Non, pas nécessairement. Elles peuvent être créées dans le cadre d'incubateurs ou s'installer elles-mêmes.
Nous créons, donc, 40 à 50 entreprises par an depuis la « loi Allègre » sur l'innovation et la recherche de 1999 ; 88 % d'entre elles sont toujours vivantes. C'est peut-être un beau résultat, mais ce n'est pas une situation normale. La création d'entreprise est en effet la moins bonne solution pour innover : on perd énormément de temps à monter une structure et à chercher des crédits. Si l'on trouve un industriel disposant déjà d'une force de vente, de fabrication et d'investissement, on peut gagner entre trois et quatre ans. On fait souvent l'apologie de la création d'entreprise, mais ce n'est qu'un pis-aller.
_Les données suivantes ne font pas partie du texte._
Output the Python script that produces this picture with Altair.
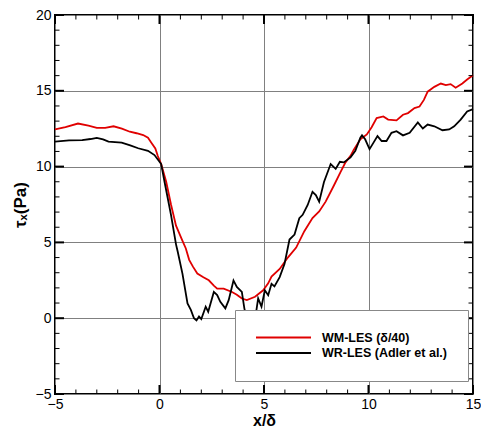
import altair as alt
import pandas as pd

# WM-LES (delta/40) - red
wm_x = [-5.0, -4.5, -3.9, -3.4, -3.0, -2.6, -2.2, -1.8, -1.42, -1.1, -0.78, -0.55, -0.39, -0.2, -0.08,
        0.08, 0.32, 0.55, 0.79, 1.1, 1.26, 1.42, 1.6, 1.81, 2.1, 2.36, 2.6, 2.76, 3.07, 3.47, 3.7, 3.94,
        4.18, 4.57, 4.96, 5.2, 5.36, 5.75, 6.14, 6.54, 6.93, 7.32, 7.64, 7.95, 8.35, 8.66, 8.9, 9.14,
        9.29, 9.61, 9.92, 10.15, 10.39, 10.71, 10.94, 11.34, 11.65, 11.89, 12.2, 12.44, 12.65, 12.83,
        13.15, 13.46, 13.7, 13.93, 14.17, 14.49, 14.72, 15.0]
wm_y = [12.45, 12.6, 12.84, 12.7, 12.56, 12.56, 12.66, 12.5, 12.3, 12.2, 12.08, 11.9, 11.58, 11.2, 10.7,
        10.17, 9.0, 7.5, 6.1, 5.1, 4.6, 3.85, 3.4, 2.95, 2.7, 2.5, 2.15, 1.95, 1.95, 1.73, 1.55, 1.3,
        1.19, 1.41, 1.84, 2.3, 2.75, 3.25, 4.0, 4.66, 5.74, 6.6, 7.04, 7.69, 8.77, 9.64, 10.28, 10.71,
        11.1, 11.8, 12.12, 12.6, 13.2, 13.31, 13.1, 13.05, 13.42, 13.53, 13.86, 13.96, 14.4, 14.94,
        15.26, 15.48, 15.37, 15.44, 15.2, 15.48, 15.74, 16.02]

# WR-LES (Adler et al.) - black
wr_x = [-5.0, -4.33, -3.7, -3.3, -3.0, -2.7, -2.44, -1.81, -1.4, -1.02, -0.55, -0.24, 0.08, 0.24, 0.55,
        0.79, 0.87, 1.1, 1.34, 1.5, 1.65, 1.77, 1.89, 2.0, 2.21, 2.33, 2.6, 2.76, 2.91, 3.15, 3.31, 3.54,
        3.7, 3.94, 4.06, 4.2, 4.45, 4.6, 4.65, 4.72, 4.88, 5.04, 5.2, 5.36, 5.5, 5.75, 5.98, 6.22, 6.46,
        6.69, 6.85, 7.09, 7.32, 7.48, 7.64, 7.87, 8.19, 8.43, 8.63, 8.82, 9.14, 9.37, 9.61, 9.69, 9.84,
        10.05, 10.24, 10.43, 10.63, 10.86, 11.1, 11.34, 11.65, 11.97, 12.36, 12.6, 12.83, 13.15, 13.54,
        13.86, 14.1, 14.41, 14.72, 15.0]
wr_y = [11.65, 11.73, 11.75, 11.82, 11.9, 11.8, 11.65, 11.58, 11.4, 11.21, 11.04, 10.76, 10.17, 9.0, 6.82,
        4.87, 4.4, 2.92, 0.97, 0.55, 0.0, -0.15, 0.11, -0.06, 0.76, 0.43, 1.73, 1.52, 1.08, 0.65, 1.19, 2.49,
        2.06, 1.73, 0.65, -0.2, -0.3, 0.2, 0.65, 1.3, 0.76, 1.84, 1.52, 2.27, 2.1, 2.71, 3.57, 5.19, 5.52,
        6.6, 6.82, 7.47, 8.34, 8.12, 7.69, 8.99, 10.17, 9.85, 10.32, 10.28, 10.61, 11.04, 11.9, 12.06, 11.8,
        11.15, 11.58, 12.01, 11.69, 11.69, 12.23, 12.34, 12.06, 12.23, 12.92, 12.51, 12.77, 12.66, 12.40,
        12.45, 12.66, 13.1, 13.64, 13.79]

series_names = ["WM-LES (δ/40)", "WR-LES (Adler et al.)"]
series_colors = ["#e00000", "#000000"]

x_major = [-5, 0, 5, 10, 15]
x_minor = [v for v in range(-5, 16) if v not in x_major]
y_major = [-5, 0, 5, 10, 15, 20]
y_minor = [v for v in range(-5, 21) if v not in y_major]

W, H = 418, 379
FONT = "Liberation Sans"
X_TITLE = "x/δ"
Y_TITLE = "τₓ(Pa)"

df = pd.concat([
    pd.DataFrame({"series": series_names[0], "x": wm_x, "y": wm_y}),
    pd.DataFrame({"series": series_names[1], "x": wr_x, "y": wr_y}),
])

xs = alt.Scale(domain=[-5, 15], nice=False, zero=False)
ys = alt.Scale(domain=[-5, 20], nice=False, zero=False)
x_axis = alt.Axis(values=x_major, grid=True, ticks=False, domain=False,
                  labelFlush=False, labelPadding=3, labelFontSize=14,
                  titlePadding=1, titleFontSize=16)
y_axis = alt.Axis(values=y_major, grid=True, ticks=False, domain=False,
                  labelFlush=False, labelPadding=4, labelFontSize=14,
                  titlePadding=6, titleFontSize=17)

lines = alt.Chart(df).mark_line(strokeWidth=1.8).encode(
    x=alt.X("x:Q", scale=xs, title=X_TITLE, axis=x_axis),
    y=alt.Y("y:Q", scale=ys, title=Y_TITLE, axis=y_axis),
    color=alt.Color("series:N",
                    scale=alt.Scale(domain=series_names, range=series_colors),
                    legend=alt.Legend(title=None, orient="none", legendX=180, legendY=295,
                                      fillColor="white", strokeColor="#888888", padding=20,
                                      symbolType="stroke", symbolSize=3025, symbolStrokeWidth=2,
                                      clipHeight=15, rowPadding=0.5, labelOffset=10,
                                      labelFont=FONT, labelFontSize=12.5, labelFontWeight="bold",
                                      labelColor="black", labelLimit=300)),
)


def xtick_layer(vals, y0, y1, w):
    return alt.Chart(pd.DataFrame({"x": vals})).mark_rule(color="black", strokeWidth=w).encode(
        x=alt.X("x:Q", scale=xs, title=X_TITLE, axis=x_axis), y=alt.value(y0), y2=alt.value(y1))


def ytick_layer(vals, x0, x1, w):
    return alt.Chart(pd.DataFrame({"y": vals})).mark_rule(color="black", strokeWidth=w).encode(
        y=alt.Y("y:Q", scale=ys, title=Y_TITLE, axis=y_axis), x=alt.value(x0), x2=alt.value(x1))


MAJ, MIN = 9, 4.5
ticks = [
    xtick_layer(x_major, H, H - MAJ, 2), xtick_layer(x_minor, H, H - MIN, 1),
    xtick_layer(x_major, 0, MAJ, 2), xtick_layer(x_minor, 0, MIN, 1),
    ytick_layer(y_major, 0, MAJ, 2), ytick_layer(y_minor, 0, MIN, 1),
    ytick_layer(y_major, W, W - MAJ, 2), ytick_layer(y_minor, W, W - MIN, 1),
]

chart = alt.layer(lines, *ticks).properties(
    width=W, height=H,
    autosize=alt.AutoSizeParams(type="none"),
    padding={"left": 47, "top": 7, "right": 8, "bottom": 37},
).configure_view(
    stroke="black", strokeWidth=2
).configure_axis(
    gridColor="#808080", gridWidth=1, gridOpacity=1,
    labelFont=FONT, labelColor="black",
    titleFont=FONT, titleFontWeight="bold", titleColor="black",
)

chart.save("out.html", embed_options={"renderer": "svg", "actions": False})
Près de 50 % des projets du CNRS concernent, d'une façon ou d'une autre, les questions de développement durable. Par exemple, de nombreux laboratoires travaillent dans ce domaine à Poitiers, qui est à la pointe des recherches sur l'eau, la combustion ou encore la catalyse.
Les éco-technologies font déjà l'objet d'un grand nombre de projets menés par le CNRS, mais il n'y a pas encore beaucoup de pôles de compétitivité actifs dans ce secteur. Adrien Zeller souhaite en créer un en Alsace. Poitiers serait une localisation très logique pour en créer un autre.
Faut-il constituer des pôles de compétitivité spécifiques, ou l'éco-technologie doit-elle être présente partout ?
Certes le développement durable concerne tout le monde, mais lorsqu'il existe une masse critique de chercheurs publics, comme à Poitiers, ou une masse critique d'industriels tournés vers l'environnement, comme en Alsace, il serait dommage de ne pas l'utiliser.
Pour répondre à une question qui m'a été adressée par écrit sur le rôle international des pôles de compétitivité, il me semble que les laboratoires du CNRS qui font partie à la fois de pôles et de réseaux européens peuvent servir de tête de pont pour développer des liens - comme cela s'était fait dans le cluster de Florence, qui avait beaucoup utilisé les projets européens.
Il me reste à vous remercier d'avoir répondu à toutes nos questions avec une telle franchise.